What Does It Take To Be Free?

The proverb "freedom isn't free" has probably been uttered many times - so that, like the boy who cried "wolf!" too often, it isn't heard as an opportunity to reflect on a deeper truth. Usually, the saying is taken in the context of necessary military readiness. But there are other dimensions. Freedom's price, beyond having the will to defend it, includes the will to take risks, and the will to self-discipline.

Being free necessarily entails risk. History places various societies, and the individuals within them, on a continuum between security and liberty. Those who opt for much liberty pay the price of reduced security; those who want more security will pay for it by giving up some of their freedom. Security here can be understood in terms of economics or in terms of a predictable social structure. Freedom here includes economic freedom, as well as the freedoms of speech, press, religion, and political discourse.

Freedom also demands a price in terms of self-discipline: if free men fail to behave themselves properly, a certain level of ensuing chaos will cause society at large to demand authorities to enforce some type of order, even if those authorities limit liberty in the process.

Famously, freedom requires defense. A free society will be such only as long as it is willing and able to defend itself. This does not necessarily mean war; deterrence suffices, and offers the added bonus of less bloodshed. If a free society fails to project an image of strength, if it fails to project the image that it is willing to defend both itself and its liberty, then it will, of necessity, eventually be attacked.

These three prices which one pays for liberty are expressed in a very different way by French scholar Jacques Ellul. He bundles these three costs together under the rubric of reason:

If the individual rejects every external restraint imposed by society, then he must be capable of restraining himself; in other words, he must possess tools that will enable him to make "good use" of his freedom or will prevent freedom from degenerating into the inconsistent behavior of the savage. Reason makes it possible for the individual to master impulse, to choose the ways in which he will exercise his freedom, to calculate the chances for success and the manner in which a particular action will impinge upon the group, to understand human relations, and to communicate. Communication is the highest expression of freedom, but it has little meaning unless there is a content which, in the last analysis, is supplied by reason.
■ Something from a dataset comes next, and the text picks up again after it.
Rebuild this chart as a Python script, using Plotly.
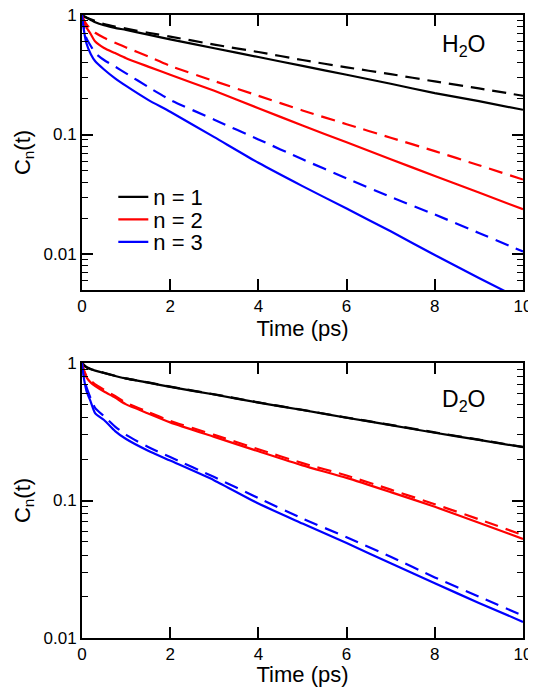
import plotly.graph_objects as go
from plotly.subplots import make_subplots

# Time grid (ps)
time_ps = [0, 0.05, 0.1, 0.2, 0.3, 0.5, 0.75, 1, 1.5, 2, 3, 4, 5, 6, 7, 8, 9, 10]

# H2O panel (solid and dashed)
h2o_n1_solid = [1, 0.97, 0.95, 0.91, 0.87, 0.82, 0.78, 0.75, 0.685, 0.625, 0.527, 0.445, 0.375, 0.316, 0.266, 0.222, 0.19, 0.161]
h2o_n1_dash = [1, 0.975, 0.955, 0.92, 0.89, 0.84, 0.80, 0.77, 0.71, 0.66, 0.565, 0.49, 0.42, 0.365, 0.32, 0.278, 0.243, 0.211]
h2o_n2_solid = [1, 0.87, 0.79, 0.69, 0.60, 0.53, 0.48, 0.435, 0.37, 0.316, 0.232, 0.166, 0.119, 0.086, 0.062, 0.045, 0.0327, 0.0237]
h2o_n2_dash = [1, 0.90, 0.84, 0.76, 0.71, 0.645, 0.585, 0.535, 0.45, 0.375, 0.28, 0.211, 0.159, 0.122, 0.094, 0.0726, 0.0553, 0.042]
h2o_n3_solid = [1, 0.72, 0.58, 0.47, 0.41, 0.35, 0.295, 0.255, 0.195, 0.155, 0.095, 0.058, 0.037, 0.024, 0.0155, 0.0098, 0.0063, 0.0041]
h2o_n3_dash = [1, 0.76, 0.64, 0.55, 0.48, 0.42, 0.37, 0.325, 0.25, 0.195, 0.133, 0.091, 0.062, 0.043, 0.030, 0.0214, 0.015, 0.0105]

# D2O panel (solid and dashed)
d2o_n1_solid = [1, 0.96, 0.93, 0.90, 0.88, 0.845, 0.805, 0.77, 0.72, 0.67, 0.59, 0.515, 0.455, 0.40, 0.353, 0.311, 0.276, 0.244]
d2o_n1_dash = [1, 0.965, 0.935, 0.905, 0.883, 0.848, 0.808, 0.772, 0.722, 0.673, 0.592, 0.517, 0.456, 0.401, 0.355, 0.313, 0.277, 0.245]
d2o_n2_solid = [1, 0.86, 0.79, 0.72, 0.68, 0.62, 0.56, 0.50, 0.43, 0.37, 0.29, 0.228, 0.18, 0.146, 0.115, 0.090, 0.069, 0.0525]
d2o_n2_dash = [1, 0.88, 0.81, 0.745, 0.70, 0.64, 0.575, 0.515, 0.44, 0.38, 0.30, 0.236, 0.187, 0.152, 0.12, 0.094, 0.073, 0.056]
d2o_n3_solid = [1, 0.75, 0.63, 0.52, 0.43, 0.385, 0.32, 0.28, 0.23, 0.195, 0.14, 0.095, 0.068, 0.049, 0.035, 0.025, 0.018, 0.0131]
d2o_n3_dash = [1, 0.78, 0.67, 0.55, 0.47, 0.41, 0.345, 0.30, 0.245, 0.207, 0.148, 0.104, 0.074, 0.054, 0.039, 0.0276, 0.020, 0.0145]

legend_names = ["n = 1", "n = 2", "n = 3"]
colors = ["#000000", "#ff0000", "#0000ff"]
panel_labels = ["H<sub>2</sub>O", "D<sub>2</sub>O"]
x_ticks = [0, 2, 4, 6, 8, 10]
y_tickvals = [0.01, 0.1, 1]
y_ticktext = ["0.01", "0.1", "1"]

FONT = "Liberation Sans, Arial, Helvetica, sans-serif"
DASH = "14px,8px"

fig = make_subplots(rows=2, cols=1)

legend_ids = ["legend", "legend2", "legend3"]

panels = [
    (1, [h2o_n1_solid, h2o_n2_solid, h2o_n3_solid], [h2o_n1_dash, h2o_n2_dash, h2o_n3_dash]),
    (2, [d2o_n1_solid, d2o_n2_solid, d2o_n3_solid], [d2o_n1_dash, d2o_n2_dash, d2o_n3_dash]),
]

for row, solids, dashes in panels:
    for i in range(3):
        fig.add_trace(go.Scatter(x=time_ps, y=dashes[i], mode="lines",
                                 line=dict(color=colors[i], width=2.2, dash=DASH, shape="spline", smoothing=0.6),
                                 showlegend=False, hoverinfo="skip"), row=row, col=1)
    for i in range(3):
        fig.add_trace(go.Scatter(x=time_ps, y=solids[i], mode="lines", name=legend_names[i],
                                 legend=legend_ids[i],
                                 line=dict(color=colors[i], width=2.2, shape="spline", smoothing=0.6),
                                 showlegend=(row == 1)), row=row, col=1)

axis_common = dict(showline=True, linecolor="black", linewidth=2, mirror="allticks",
                   ticks="inside", ticklen=11, tickwidth=1.5, tickcolor="black",
                   showgrid=False, zeroline=False, automargin=False, ticklabeloverflow="allow",
                   tickfont=dict(family=FONT, size=17, color="black"))

# the page body adds an 8px offset, so the figure is drawn 8px smaller
W, H = 528, 679
top_dom = [(630 - 282) / 623, 1.0]
bot_dom = [0.0, (630 - 355) / 623]

legend_style = dict(x=0.071, xanchor="left", yanchor="middle", bgcolor="rgba(0,0,0,0)", borderwidth=0,
                    font=dict(family=FONT, size=22, color="black"), itemwidth=30)
legend_rows_y = [(630 - 189) / 623, (630 - 211.5) / 623, (630 - 234) / 623]

fig.update_layout(
    width=W, height=H,
    margin=dict(l=74, r=13, t=7, b=49, autoexpand=False),
    paper_bgcolor="white", plot_bgcolor="white",
    font=dict(family=FONT, color="black"),
    showlegend=True,
    legend=dict(y=legend_rows_y[0], **legend_style),
    legend2=dict(y=legend_rows_y[1], **legend_style),
    legend3=dict(y=legend_rows_y[2], **legend_style),
)

for ax in ["xaxis", "xaxis2"]:
    fig.layout[ax].update(range=[0, 10], tickvals=x_ticks,
                          title=dict(text="Time (ps)", font=dict(family=FONT, size=22, color="black"), standoff=0),
                          **axis_common)
for ax, rng, dom in [("yaxis", [-2.30103, 0], top_dom), ("yaxis2", [-2, 0], bot_dom)]:
    fig.layout[ax].update(type="log", range=rng, domain=dom, tickvals=y_tickvals, ticktext=y_ticktext,
                          minor=dict(ticks="inside", ticklen=6, tickwidth=1.2, tickcolor="black", showgrid=False,
                                     dtick="D1"),
                          title=dict(text="C<sub>n</sub>(t)", font=dict(family=FONT, size=22, color="black"), standoff=7),
                          **axis_common)

fig.add_annotation(x=0.866, y=0.951, xref="paper", yref="paper", text=panel_labels[0], showarrow=False,
                   font=dict(family=FONT, size=23, color="black"), xanchor="center", yanchor="middle")
fig.add_annotation(x=0.866, y=0.382, xref="paper", yref="paper", text=panel_labels[1], showarrow=False,
                   font=dict(family=FONT, size=23, color="black"), xanchor="center", yanchor="middle")

fig.write_html("out.html")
Reason requires citizens to act with at least a modicum of altruism; reason requires that they act with self-restraint; reason requires that take some risks; reasons requires that they be prepared to defend their freedom. One peculiar feature of humanity - a feature which distinguishes humans from beasts and which demonstrates their rationality - is the ability to say 'no' to one's self: the ability to identify a drive, an impulse, or a desire, and deny it.

Reason is thus a structure deliberately built to balance the possibilities inherent in the freedom that has been won. Reason does not represent a "trick" but is really the result of an effort to find something that is neither an external constraint nor interiorized social imperatives and that will allow a man to be free and yet at the same time choose a behavior and express opinions which are communicable and can be recognized as acceptable and shared by the other members of the tribe. Here precisely we have the magnificent discovery made by the West: that the individual's whole life can be, and even is, the subtle, infinitely delicate interplay of reason and freedom.

This understanding of reason and freedom leads to the maxim, issued two thousand years ago, that one should examine one's self: introspection and reflection in the form of a rational self-critique. One should conduct a moral inventory of one's self: this imperative is a foundation of Western Civilization, or of European culture, or however else one might choose to label it. Ellul continues:

This interplay achieved its highest form in both the Renaissance and classical literature since the Enlightenment. No other culture made this discovery. We of the West have the most rounded and self-conscious type of man. For, the development of reason necessarily implied reason's critique of its own being and action as well as a critique of both liberty and reason, through a return of reason upon itself and a continuous reflection which gave rise to new possibilities for the use of freedom as controlled by new developments of reason.

On both an individual and a corporate level, the habit of morally evaluating one's self is necessary to maintain freedom. This self-evaluation takes many forms and spreads into many areas of life. It is no coincidence that Immanuel Kant's great book is titled The Critique of Pure Reason.